The effect of melt flow on dendritic solidification in Ga–In alloys

Simultaneous study of solidification phenomena on different length scales (dendrite networks - microscale and flow structure - mesoscale) is a main advantage of a conventional X-ray radiography. This work is focused on new benchmark experiments with different modes of melt convection and their effect on the dendritic growth in metallic alloys. The directional solidification of Ga-In alloy within a Hele-Shaw cell was investigated in situ. The visualization experiments with sufficient spatial resolution (5-10 µm) deliver simultaneous information of both the dendrite structure and the flow patterns especially in the mushy zone and ahead of the solidification front.
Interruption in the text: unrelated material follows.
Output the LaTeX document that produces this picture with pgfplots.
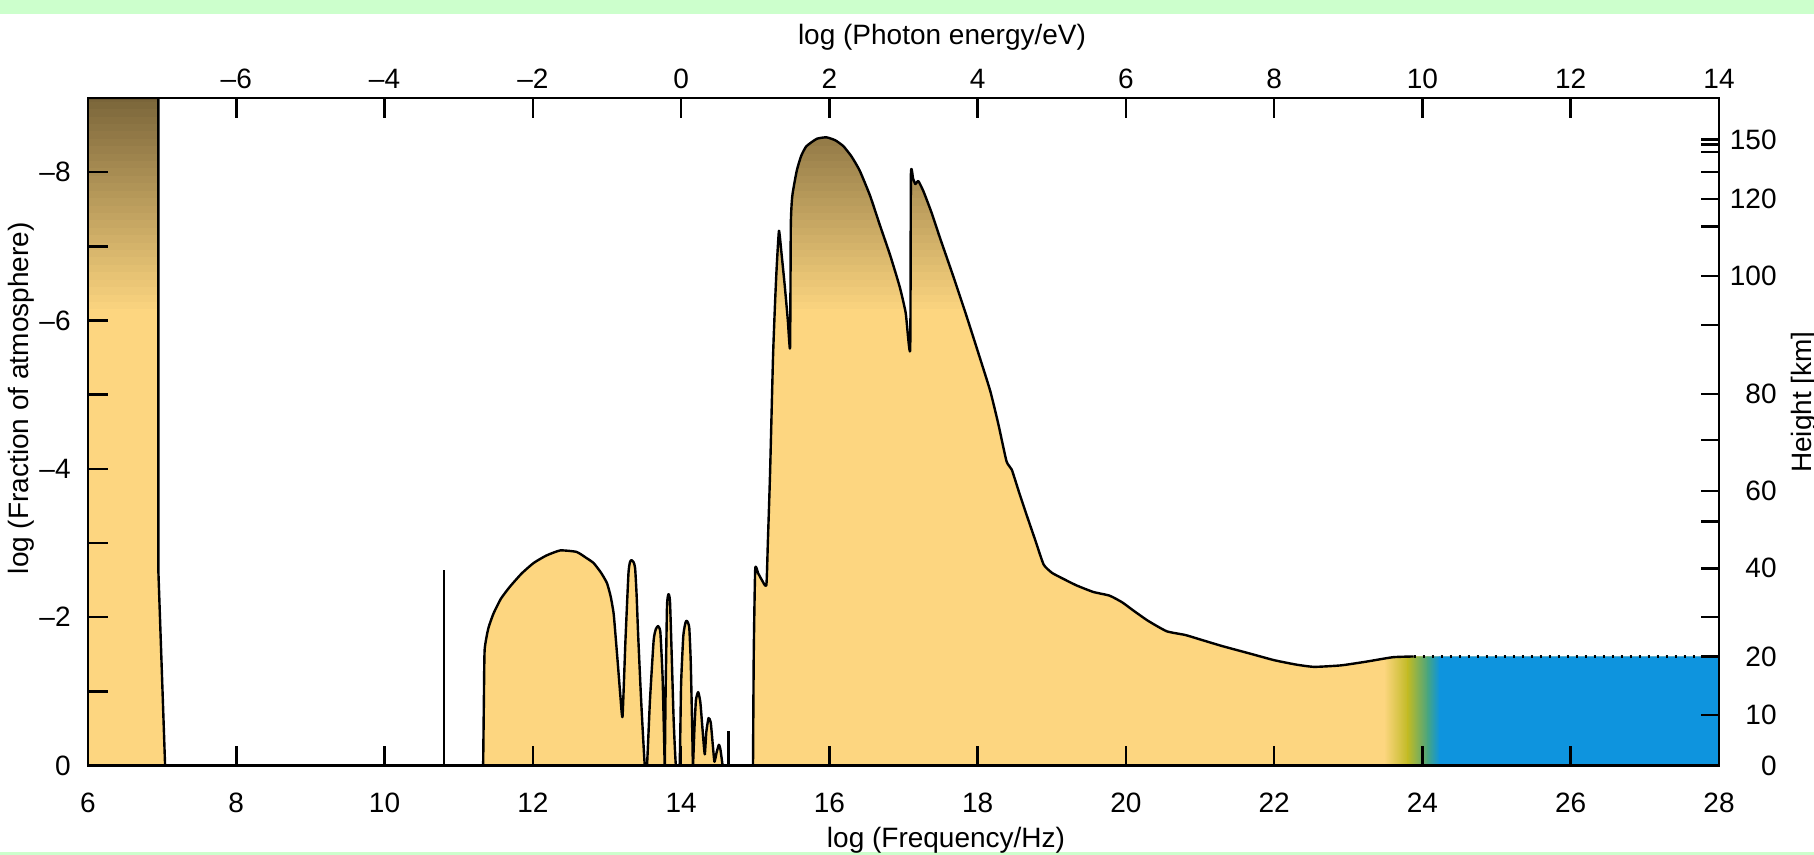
\documentclass[border=0pt]{standalone}
\usepackage{pgfplots}
\pgfplotsset{compat=1.18}
\usepackage{pgfplotstable}
\usepackage{fontspec}
\setmainfont{Liberation Sans}

\definecolor{fillY}{RGB}{253,214,128}
\definecolor{darkB}{RGB}{122,101,58}
\definecolor{oliveC}{RGB}{192,186,36}
\definecolor{greenT}{RGB}{70,165,130}
\definecolor{skyB}{RGB}{14,148,222}
\definecolor{bgG}{RGB}{204,255,204}

\pgfplotstableread{
x y
6 -9
6.95 -9
6.95 -2.6
7.04 0
}\bandA

\pgfplotstableread{
x y
10.8 0
10.8 -2.63
}\spikeA

\pgfplotstableread{
x y
14.64 0
14.64 -0.46
}\spikeB

\pgfplotstableread{
x y
11.33 0
11.34 -0.88
11.35 -1.56
11.40 -1.85
11.47 -2.05
11.57 -2.25
11.69 -2.41
11.85 -2.59
12.01 -2.73
12.18 -2.83
12.37 -2.90
12.59 -2.88
12.72 -2.80
12.82 -2.73
12.92 -2.60
13.00 -2.46
13.05 -2.28
13.09 -2.05
13.12 -1.70
13.15 -1.33
13.18 -0.95
13.21 -0.66
13.25 -1.70
13.29 -2.59
13.31 -2.74
13.33 -2.77
13.36 -2.74
13.38 -2.66
13.40 -2.30
13.42 -1.78
13.46 -0.90
13.51 0
13.54 0
13.58 -0.88
13.63 -1.69
13.66 -1.84
13.69 -1.88
13.72 -1.80
13.75 -1.20
13.77 -0.40
13.78 0
13.79 -0.90
13.81 -2.15
13.83 -2.31
13.85 -2.22
13.87 -1.60
13.90 -0.60
13.93 0
13.98 0
14.00 -1.10
14.03 -1.75
14.06 -1.93
14.08 -1.95
14.11 -1.86
14.13 -1.40
14.15 -0.50
14.16 0
14.18 -0.50
14.20 -0.88
14.23 -0.99
14.26 -0.85
14.30 -0.35
14.32 -0.15
14.34 -0.45
14.37 -0.64
14.40 -0.58
14.43 -0.25
14.45 -0.05
14.48 -0.18
14.51 -0.28
14.53 -0.22
14.56 0
}\irband

\pgfplotstableread{
x y
14.97 0
14.98 -1.50
15.00 -2.65
15.04 -2.59
15.09 -2.50
15.15 -2.43
15.17 -3.00
15.20 -3.94
15.24 -5.51
15.27 -6.30
15.29 -6.73
15.32 -7.21
15.35 -6.95
15.40 -6.45
15.44 -6.00
15.47 -5.64
15.48 -7.29
15.50 -7.68
15.56 -8.02
15.62 -8.22
15.69 -8.35
15.83 -8.45
15.96 -8.47
16.08 -8.43
16.19 -8.35
16.30 -8.21
16.41 -8.02
16.55 -7.68
16.68 -7.29
16.82 -6.88
16.95 -6.45
17.03 -6.10
17.09 -5.61
17.10 -7.97
17.13 -7.91
17.16 -7.84
17.20 -7.88
17.27 -7.74
17.38 -7.45
17.49 -7.12
17.67 -6.60
17.85 -6.06
18.01 -5.56
18.17 -5.05
18.28 -4.60
18.39 -4.10
18.46 -3.99
18.56 -3.68
18.66 -3.38
18.78 -3.03
18.89 -2.71
19.00 -2.60
19.11 -2.54
19.33 -2.43
19.56 -2.34
19.78 -2.29
19.95 -2.20
20.10 -2.09
20.30 -1.95
20.55 -1.81
20.80 -1.76
21.00 -1.70
21.30 -1.61
21.67 -1.51
22.00 -1.42
22.30 -1.36
22.54 -1.33
22.90 -1.35
23.24 -1.40
23.60 -1.46
23.88 -1.47
28.00 -1.47
}\uvband

\tikzset{
  gfill/.style={draw=none, fill=fillY, path picture={
    \foreach \i in {0,...,29}{
      \pgfmathsetmacro{\ya}{-9.05+\i*0.1}
      \pgfmathsetmacro{\yb}{-8.94+\i*0.1}
      \pgfmathsetmacro{\pp}{\i*100/29}
      \fill[path picture={}, fillY!\pp!darkB] (axis cs:5,\ya) rectangle (axis cs:29,\yb);
    }
    \fill[path picture={}, left color=fillY, right color=oliveC] (axis cs:23.48,-9) rectangle (axis cs:23.81,0.2);
    \fill[path picture={}, left color=oliveC, right color=greenT] (axis cs:23.80,-9) rectangle (axis cs:24.08,0.2);
    \fill[path picture={}, left color=greenT, right color=skyB] (axis cs:24.07,-9) rectangle (axis cs:24.23,0.2);
    \fill[path picture={}, skyB] (axis cs:24.22,-9) rectangle (axis cs:29,0.2);
  }},
  cline/.style={black, line width=1.2pt, line join=round}
}

\begin{document}
\begin{tikzpicture}
\fill[bgG] (-44pt,375.75pt) rectangle (863pt,382.75pt);
\fill[bgG] (-44pt,-44.75pt) rectangle (863pt,-43.25pt);

\pgfplotsset{
  common/.style={
    at={(0pt,0pt)}, anchor=south west,
    scale only axis, width=815.5pt, height=333.75pt,
    ymin=-9, ymax=0, y dir=reverse,
    tick align=inside,
    major tick length=10pt,
    every tick/.style={black, line width=1.3pt},
    axis line style={black, line width=1.3pt},
    ticklabel style={font=\fontsize{14}{16}\selectfont, inner sep=0pt},
  }
}

% main axis
\begin{axis}[common,
  xmin=6, xmax=28,
  axis on top,
  xtick={6,8,10,12,14,16,18,20,22,24,26,28},
  xticklabels={6,8,10,12,14,16,18,20,22,24,26,28},
  xtick pos=left,
  xticklabel style={anchor=base, yshift=-23.25pt},
  ytick={-8,-7,-6,-5,-4,-3,-2,-1,0},
  yticklabels={–8,,–6,,–4,,–2,,0},
  ytick pos=left,
  yticklabel style={anchor=east, xshift=-8.5pt},
]
\addplot[gfill] table {\bandA} \closedcycle;
\addplot[gfill, smooth, tension=0.3] table {\irband} \closedcycle;
\addplot[gfill, smooth, tension=0.3] table {\uvband} \closedcycle;

\addplot[cline] table {\bandA};
\addplot[cline, smooth, tension=0.3] table {\irband};
\addplot[cline, smooth, tension=0.3, restrict x to domain=14:23.9] table {\uvband};
\addplot[black, line width=1.2pt, dash pattern=on 1.2pt off 3.3pt, restrict x to domain=23.85:28.1] table {\uvband};
\addplot[black, line width=1.1pt] table {\spikeA};
\addplot[black, line width=1.1pt] table {\spikeB};
\end{axis}

% axis titles (axis frame: 815.5pt x 333.75pt at the origin)
\node[anchor=base, font=\fontsize{14}{16}\selectfont] at (429pt,-40.8pt) {log (Frequency/Hz)};
\node[anchor=base, font=\fontsize{14}{16}\selectfont] at (427pt,360.4pt) {log (Photon energy/eV)};
\node[anchor=base, rotate=90, font=\fontsize{14}{16}\selectfont] at (-29.5pt,183.6pt) {log (Fraction of atmosphere)};
\node[anchor=base, rotate=90, font=\fontsize{14}{16}\selectfont] at (861.8pt,181.7pt) {Height [km]};

% top axis: photon energy
\begin{axis}[common,
  xmin=-8, xmax=14,
  hide y axis,
  xtick={-6,-4,-2,0,2,4,6,8,10,12,14},
  xticklabels={–6,–4,–2,0,2,4,6,8,10,12,14},
  xtick pos=right,
  xticklabel style={anchor=base, yshift=5pt},
]
\end{axis}

% right axis: height
\begin{axis}[common,
  xmin=6, xmax=28,
  hide x axis,
  major tick length=9pt,
  ytick={-8.44,-8.37,-8.27,-8.00,-7.64,-7.27,-6.60,-5.94,-5.01,-4.39,-3.70,-3.29,-2.66,-2.00,-1.47,-0.68,0},
  yticklabels={150,,,,120,,100,,80,,60,,40,,20,10,0},
  ytick pos=right,
  yticklabel style={anchor=east, xshift=29pt},
]
\end{axis}

\pgfresetboundingbox
\path[use as bounding box] (-44pt,-44.75pt) rectangle (863pt,382.75pt);
\end{tikzpicture}
\end{document}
Our results show that convection alters the solutal field near the solidification front, leading to different microstructures or even the formation of freckle defects. Flow patterns, solute concentration, the mushy zone morphology and permeability, dendrite growth velocities were quantified by image analysis. Particular attention was paid to the temporal dynamics of equiaxed grain growth, which plays an important role in grain structure formation in solidifying alloys. Small equiaxed grains frequently appeared in the undercooled melt near a continuous strong plume. Two mechanisms are under discussion: (i) crystal fragments transported by the ascending flow from the mushy zone; (ii) the equiaxed dendrites nucleated in the vicinity of the ascending plume due to modification of the the temperature/ solutal fields. We explored experimentally the size, the velocity and the conditions of formation of these equiaxed dendrites.